*Your goal*
Wherever a line holds the string "with", copy that line.

--- Start Records for processing ---

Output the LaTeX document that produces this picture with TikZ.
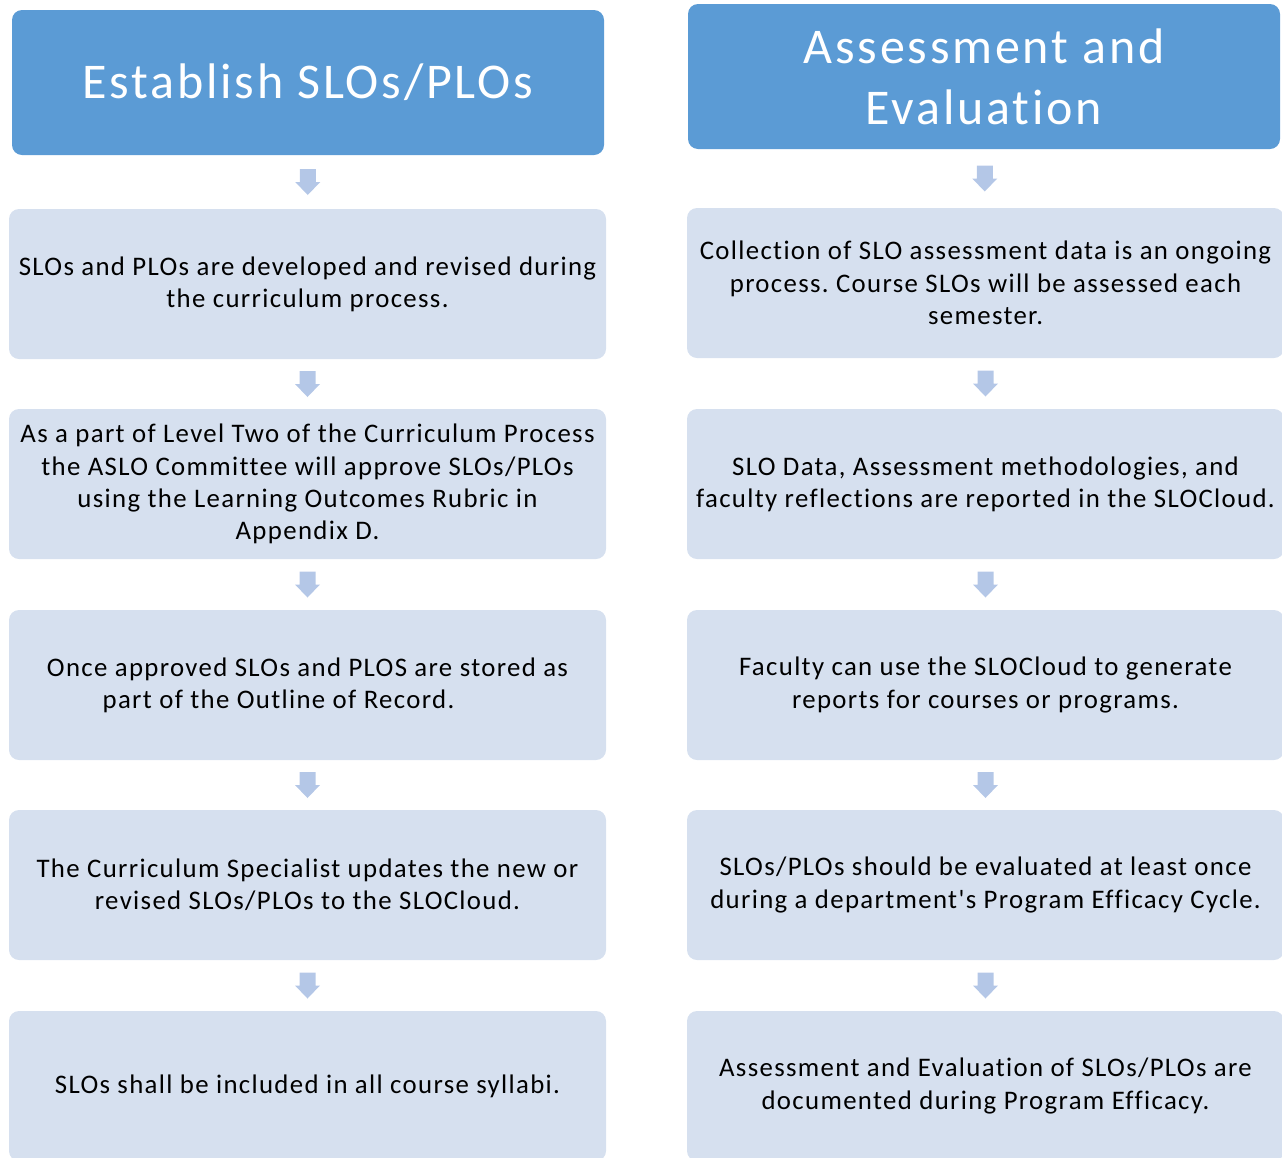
\documentclass[tikz,border=0pt]{standalone}
\usepackage{fontspec}
\setmainfont{Carlito}[Ligatures={NoCommon,TeXOff},LetterSpace=5]
\newfontfamily\headfont{Carlito}[Ligatures={NoCommon,TeXOff},LetterSpace=5.6]
\usetikzlibrary{calc}
\frenchspacing
\definecolor{headblue}{HTML}{5B9BD5}
\definecolor{boxblue}{HTML}{D6E0EF}
\definecolor{arrblue}{HTML}{B4C7E7}
\tikzset{
  header/.style={fill=headblue, rounded corners=10pt, minimum width=592pt, minimum height=145pt,
    text=white, align=center, inner sep=0pt, font=\headfont\fontsize{50}{61}\selectfont},
  stepbox/.style={fill=boxblue, rounded corners=10pt, minimum width=597pt, minimum height=150pt,
    text=black, align=center, inner sep=0pt, font=\fontsize{26.8}{32.3}\selectfont},
  downarr/.pic={\fill[arrblue] (-8,-13) -- (8,-13) -- (8,0) -- (12.5,0) -- (0,13) -- (-12.5,0) -- (-8,0) -- cycle;}
}
\begin{document}
\begin{tikzpicture}[x=1pt,y=-1pt]
\useasboundingbox (0,0) rectangle (1282,1157);
\begin{scope}
\clip (0,0) rectangle (1282,1157);
% left column
\node[header] (h1) at (308,82.5) {Establish SLOs/PLOs};
\node[stepbox] (l1) at (307.5,284) {SLOs and PLOs are developed and revised during\\the curriculum process.};
\node[stepbox] (l2) at (307.5,484) {As a part of Level Two of the Curriculum Process\\the ASLO Committee will approve SLOs/PLOs\\using the Learning Outcomes Rubric in\\Appendix D.};
\node[stepbox] (l3) at (307.5,685) {Once approved SLOs and PLOS are stored as\\part of the Outline of Record.\hspace*{58pt}};
\node[stepbox] (l4) at (307.5,885) {The Curriculum Specialist updates the new or\\revised SLOs/PLOs to the SLOCloud.};
\node[stepbox] (l5) at (307.5,1086) {SLOs shall be included in all course syllabi.};
% right column
\node[header] (h2) at (984,76.5) {Assessment and\\Evaluation};
\node[stepbox] (r1) at (985.5,283) {Collection of SLO assessment data is an ongoing\\process. Course SLOs will be assessed each\\semester.};
\node[stepbox] (r2) at (985.5,484) {SLO Data, Assessment methodologies, and\\faculty reflections are reported in the SLOCloud.};
\node[stepbox] (r3) at (985.5,685) {Faculty can use the SLOCloud to generate\\reports for courses or programs.};
\node[stepbox] (r4) at (985.5,885) {SLOs/PLOs should be evaluated at least once\\during a department's Program Efficacy Cycle.};
\node[stepbox] (r5) at (985.5,1086) {Assessment and Evaluation of SLOs/PLOs are\\documented during Program Efficacy.};
% connectors
\foreach \a/\b in {h1/l1,l1/l2,l2/l3,l3/l4,l4/l5,h2/r1,r1/r2,r2/r3,r3/r4,r4/r5}{
  \pic at ($(\a.south)!0.5!(\b.north)$) {downarr};
}
\end{scope}
\end{tikzpicture}
\end{document}
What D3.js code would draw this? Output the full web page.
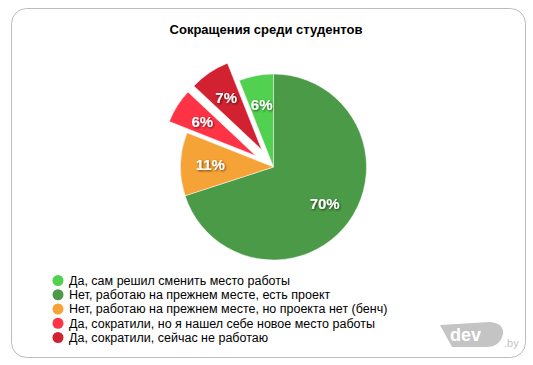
<!DOCTYPE html>
<html><head><meta charset="utf-8">
<script src="https://cdn.jsdelivr.net/npm/d3@7/dist/d3.min.js"></script>
<style>
body{margin:0;background:#fff;}
svg{display:block;font-family:"Liberation Sans",Arial,Helvetica,sans-serif;}
</style></head>
<body>
<svg id="chart" width="533" height="365"></svg>
<script>
const title = "Сокращения среди студентов";
const categories = [
  "Да, сам решил сменить место работы",
  "Нет, работаю на прежнем месте, есть проект",
  "Нет, работаю на прежнем месте, но проекта нет (бенч)",
  "Да, сократили, но я нашел себе новое место работы",
  "Да, сократили, сейчас не работаю"
];
const values = [6, 70, 11, 6, 7];
const sliced = [false, false, false, true, true];
const colors = ["#52d04f", "#4a9a47", "#f5a236", "#fe3446", "#d22130"];

const svg = d3.select("#chart");
const defs = svg.append("defs");
const f = defs.append("filter").attr("id","ts").attr("x","-20%").attr("y","-20%").attr("width","140%").attr("height","140%");
f.append("feDropShadow").attr("dx",1).attr("dy",1).attr("stdDeviation",1).attr("flood-color","#000").attr("flood-opacity",0.6);

svg.append("rect").attr("x",11.5).attr("y",8.5).attr("width",514).attr("height",349)
  .attr("rx",15).attr("ry",15).attr("fill","#fff").attr("stroke","#bdbdbd").attr("stroke-width",1);

svg.append("text").attr("x",266).attr("y",34).attr("text-anchor","middle")
  .attr("font-size",13).attr("font-weight","bold").attr("fill","#000").text(title);

const cx = 273.5, cy = 167, R = 93, offset = 21;
const total = d3.sum(values);
const startOffset = -values[0] / total * 2 * Math.PI;
const pie = d3.pie().sort(null).value(d => d)
  .startAngle(startOffset).endAngle(startOffset + 2 * Math.PI);
const arcs = pie(values);
const arc = d3.arc().innerRadius(0).outerRadius(R);
const labelArc = d3.arc().innerRadius(R * 0.68).outerRadius(R * 0.68);

const g = svg.append("g").attr("transform", `translate(${cx},${cy})`);
const slices = g.selectAll("g.slice").data(arcs).enter().append("g").attr("class","slice")
  .attr("transform", (d, i) => {
    if (!sliced[i]) return null;
    const a = (d.startAngle + d.endAngle) / 2;
    return `translate(${Math.sin(a) * offset},${-Math.cos(a) * offset})`;
  });
slices.append("path").attr("d", arc).attr("fill", (d, i) => colors[i])
  .attr("stroke","#fff").attr("stroke-width",0.5);
slices.append("text")
  .attr("transform", d => `translate(${labelArc.centroid(d)})`)
  .attr("text-anchor","middle").attr("dy","0.35em")
  .attr("font-size",15).attr("font-weight","bold").attr("fill","#fff")
  .attr("filter","url(#ts)")
  .text(d => Math.round(d.value / total * 100) + "%");

const lg = svg.append("g");
const rowY = d3.scalePoint().domain(d3.range(categories.length)).range([280.5, 337.5]);
categories.forEach((c, i) => {
  lg.append("circle").attr("cx",58).attr("cy",rowY(i)).attr("r",5.5).attr("fill",colors[i]);
  lg.append("text").attr("x",69).attr("y",rowY(i)).attr("dy","0.35em")
    .attr("font-size",12.5).attr("fill","#000").text(c);
});

// logo
const logo = svg.append("g").attr("transform","translate(440,322)");
logo.append("path").attr("d","M0,3 L50,0 Q64,1 63,12 Q60,25 46,25 L12,25 Z").attr("fill","#c4c4c4");
logo.append("text").attr("x",10).attr("y",19).attr("font-size",18).attr("font-weight","bold").attr("fill","#fff").text("dev");
logo.append("text").attr("x",64).attr("y",25).attr("font-size",11).attr("fill","#c4c4c4").text(".by");
</script>
</body></html>
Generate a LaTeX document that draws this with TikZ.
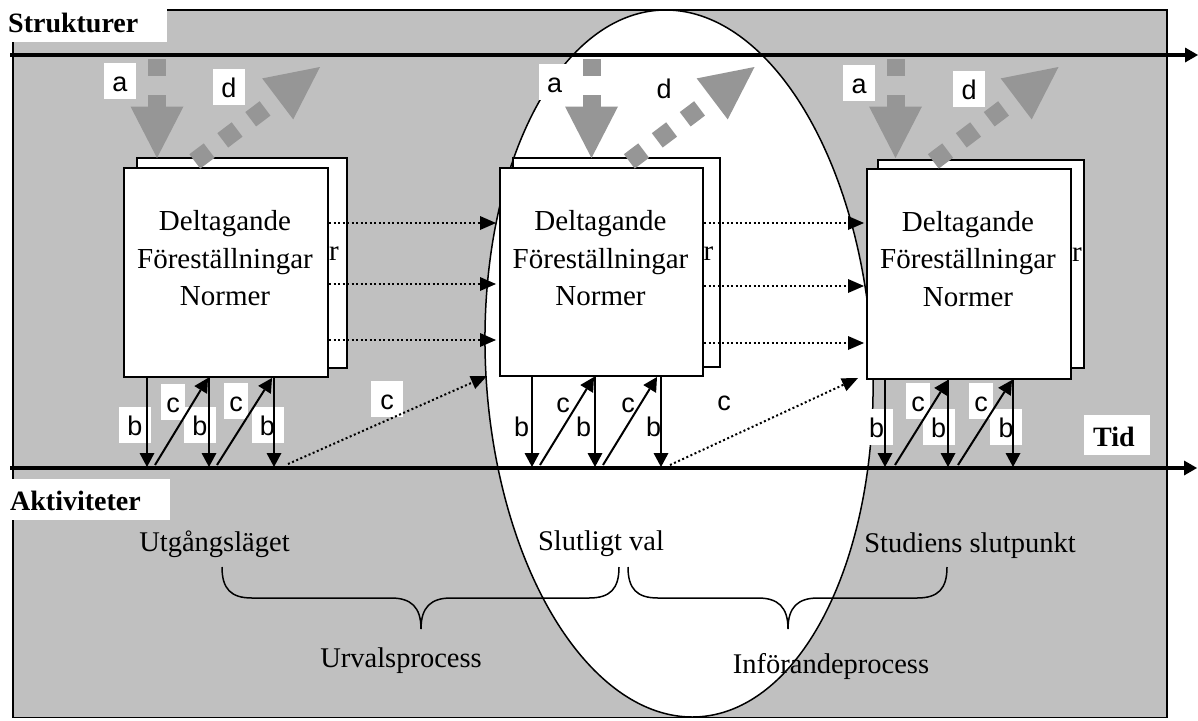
\documentclass[tikz,border=0pt]{standalone}
\usepackage{fontspec}
\setmainfont{Liberation Serif}
\newfontfamily\arialfont{Liberation Sans}
\usetikzlibrary{arrows.meta,calc}
\definecolor{bggray}{RGB}{192,192,192}
\definecolor{argray}{RGB}{150,150,150}
\begin{document}
\begin{tikzpicture}[x=1pt,y=-1pt,
  box/.style={draw, line width=2pt, fill=white, inner sep=0pt, anchor=north west},
  boxtext/.style={font=\fontsize{29}{37.5}\selectfont, align=center, inner sep=0pt, anchor=north},
  backr/.style={font=\fontsize{29}{37.5}\selectfont, inner sep=0pt, anchor=base west},
  patch/.style={fill=white, inner sep=0pt, anchor=north west},
  boldlbl/.style={font=\fontsize{28}{34}\selectfont\bfseries, inner sep=0pt, anchor=base west},
  txt/.style={font=\fontsize{28.5}{34}\selectfont, inner sep=0pt, anchor=base},
  lbl/.style={fill=white, font=\arialfont\fontsize{27}{32}\selectfont, text height=24pt, text depth=3pt, inner ysep=4.5pt, inner xsep=0pt, minimum width=32pt},
  slbl/.style={lbl, minimum width=24pt},
  axisline/.style={line width=4pt, -{Triangle[width=15pt,length=13pt,line width=0pt]}},
  barrow/.style={line width=2pt, -{Triangle[width=15pt,length=14pt,line width=0pt]}},
  darrow/.style={line width=2pt, dash pattern=on 2pt off 2.5pt, -{Triangle[width=14pt,length=16pt,line width=0pt]}},
  gshaft/.style={draw=argray, line width=18pt, dash pattern=on 17pt off 19pt},
  dshaft/.style={draw=argray, line width=18pt, dash pattern=on 18pt off 17pt},
  bracepath/.style={line width=1.5pt},
]
\useasboundingbox (0,0) rectangle (1198,720);
\fill[white] (0,0) rectangle (1198,720);
% background panel
\draw[line width=1.5pt, fill=bggray] (13,10) rectangle (1167,717.5);
% ellipse
\draw[line width=1.5pt, fill=white] plot[smooth cycle, domain=0:358, samples=180]
  ({679+13.26*sin(\x)+193.6*cos(\x)},{363.5+353.5*sin(\x)});
% white patches and headings
\node[patch, minimum width=167pt, minimum height=42pt] (sp) at (0,0) {};
\node[boldlbl] (strukt) at (8,32) {Strukturer};
\node[patch, minimum width=170pt, minimum height=41pt] (ap) at (0,479) {};
\node[boldlbl] (aktiv) at (10,510) {Aktiviteter};
\node[patch, minimum width=66pt, minimum height=40pt] (tp) at (1084,415) {};
\node[boldlbl] (tid) at (1093,446) {Tid};
% axes
\coordinate (topL) at (10,55);
\coordinate (topR) at (1198,55);
\coordinate (botL) at (10,468);
\coordinate (botR) at (1197,468);
\draw[axisline] (topL) -- (topR);
\draw[axisline] (botL) -- (botR);
% boxes
\newcommand\boxtxt{Deltagande\\Föreställningar\\Normer}
\node[box, minimum width=210pt, minimum height=210pt] (k1) at (136,157) {};
\node[backr] (kr1) at (329,260) {r};
\node[box, minimum width=204pt, minimum height=209pt] (f1) at (123,167) {};
\node[boxtext] (ft1) at (225,210.2) {\boxtxt};
\node[box, minimum width=207pt, minimum height=209pt] (k2) at (512,157) {};
\node[backr] (kr2) at (703.5,260) {r};
\node[box, minimum width=203pt, minimum height=208pt] (f2) at (499,167) {};
\node[boxtext] (ft2) at (600.5,210.2) {\boxtxt};
\node[box, minimum width=206pt, minimum height=208pt] (k3) at (877,159) {};
\node[backr] (kr3) at (1072,261) {r};
\node[box, minimum width=204pt, minimum height=210pt] (f3) at (866,168) {};
\node[boxtext] (ft3) at (968,211) {\boxtxt};
% grey arrows a and d
\foreach \ax in {157,591.5,895.5} {
  \draw[gshaft] (\ax,59) -- (\ax,107);
  \fill[argray] (\ax-26.5,106.5) -- (\ax+26.5,106.5) -- (\ax,158) -- cycle;
  \draw[dshaft] (\ax+37.8,161.4) -- (\ax+120.7,98.9);
  \fill[argray] (\ax+105.2,78.4) -- (\ax+163,67) -- (\ax+136.2,119.4) -- cycle;
}
% labels
\node[lbl] (la1) at (120,81) {a};
\node[lbl] (ld1) at (229,87) {d};
\node[lbl] (lb11) at (135,424.5) {b};
\node[lbl] (lb12) at (200,424.5) {b};
\node[lbl] (lb13) at (267.5,424.5) {b};
\node[slbl] (lc11) at (173,401.5) {c};
\node[slbl] (lc12) at (236,400.5) {c};
\node[lbl] (lc1) at (387,398.5) {c};
\node[lbl] (la2) at (554.5,82) {a};
\node[lbl] (ld2) at (664,88) {d};
\node[lbl] (lb21) at (521.5,426) {b};
\node[lbl] (lb22) at (583.5,426) {b};
\node[lbl] (lb23) at (653.5,426) {b};
\node[slbl] (lc21) at (563,401.5) {c};
\node[slbl] (lc22) at (628,401.5) {c};
\node[lbl] (lc2) at (724,400) {c};
\node[lbl] (la3) at (859,82.5) {a};
\node[lbl] (ld3) at (969,89) {d};
\node[lbl] (lb31) at (876.5,427) {b};
\node[lbl] (lb32) at (938.5,427) {b};
\node[lbl] (lb33) at (1006,427) {b};
\node[slbl] (lc31) at (918,401) {c};
\node[slbl] (lc32) at (981,401) {c};
% dotted arrows between boxes
\foreach \yy in {223,284,340} {
  \draw[darrow, shorten >=3pt] (f1.east |- 0,\yy) -- (f2.west |- 0,\yy);
}
\foreach \yy in {223,286,343} {
  \draw[darrow, shorten >=2pt] (f2.east |- 0,\yy) -- (f3.west |- 0,\yy);
}
\draw[darrow] (288,464) -- (487,376);
\draw[darrow] (670,465) -- (858,378);
% b arrows (down) and c arrows (up)
\foreach \bx in {147,209,274} { \draw[barrow] (f1.south -| \bx,0) -- (\bx,467); }
\foreach \bx in {532,595,661} { \draw[barrow] (f2.south -| \bx,0) -- (\bx,467); }
\foreach \bx in {885,948,1013} { \draw[barrow] (f3.south -| \bx,0) -- (\bx,467); }
\draw[barrow] (155,465) -- (f1.south -| 208,0);
\draw[barrow] (217,465) -- (f1.south -| 272,0);
\draw[barrow] (540,465) -- (f2.south -| 594,0);
\draw[barrow] (603,465) -- (f2.south -| 657,0);
\draw[barrow] (895,465) -- (f3.south -| 948,0);
\draw[barrow] (958,465) -- (f3.south -| 1012,0);
% bottom texts
\node[txt] (utg) at (214.5,551) {Utgångsläget};
\node[txt] (slv) at (601,550) {Slutligt val};
\node[txt] (ssp) at (970,552) {Studiens slutpunkt};
\node[txt] (urv) at (401,667) {Urvalsprocess};
\node[txt] (inf) at (831,673) {Införandeprocess};
% braces
\draw[bracepath] (222,567) .. controls (222,589) and (231,598) .. (252,598) -- (391,598)
  .. controls (411,598) and (421,607) .. (421,629) .. controls (421,607) and (431,598) .. (451,598)
  -- (589,598) .. controls (610,598) and (619,589) .. (619,567);
\draw[bracepath] (628,567) .. controls (628,589) and (637,598) .. (658,598) -- (758,598)
  .. controls (778,598) and (788,607) .. (788,629) .. controls (788,607) and (798,598) .. (818,598)
  -- (917,598) .. controls (938,598) and (947,589) .. (947,567);
\end{tikzpicture}
\end{document}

--- End Records for processing ---

*The output*
Output the LaTeX document that produces this picture with TikZ.
Generate a LaTeX document that draws this with TikZ.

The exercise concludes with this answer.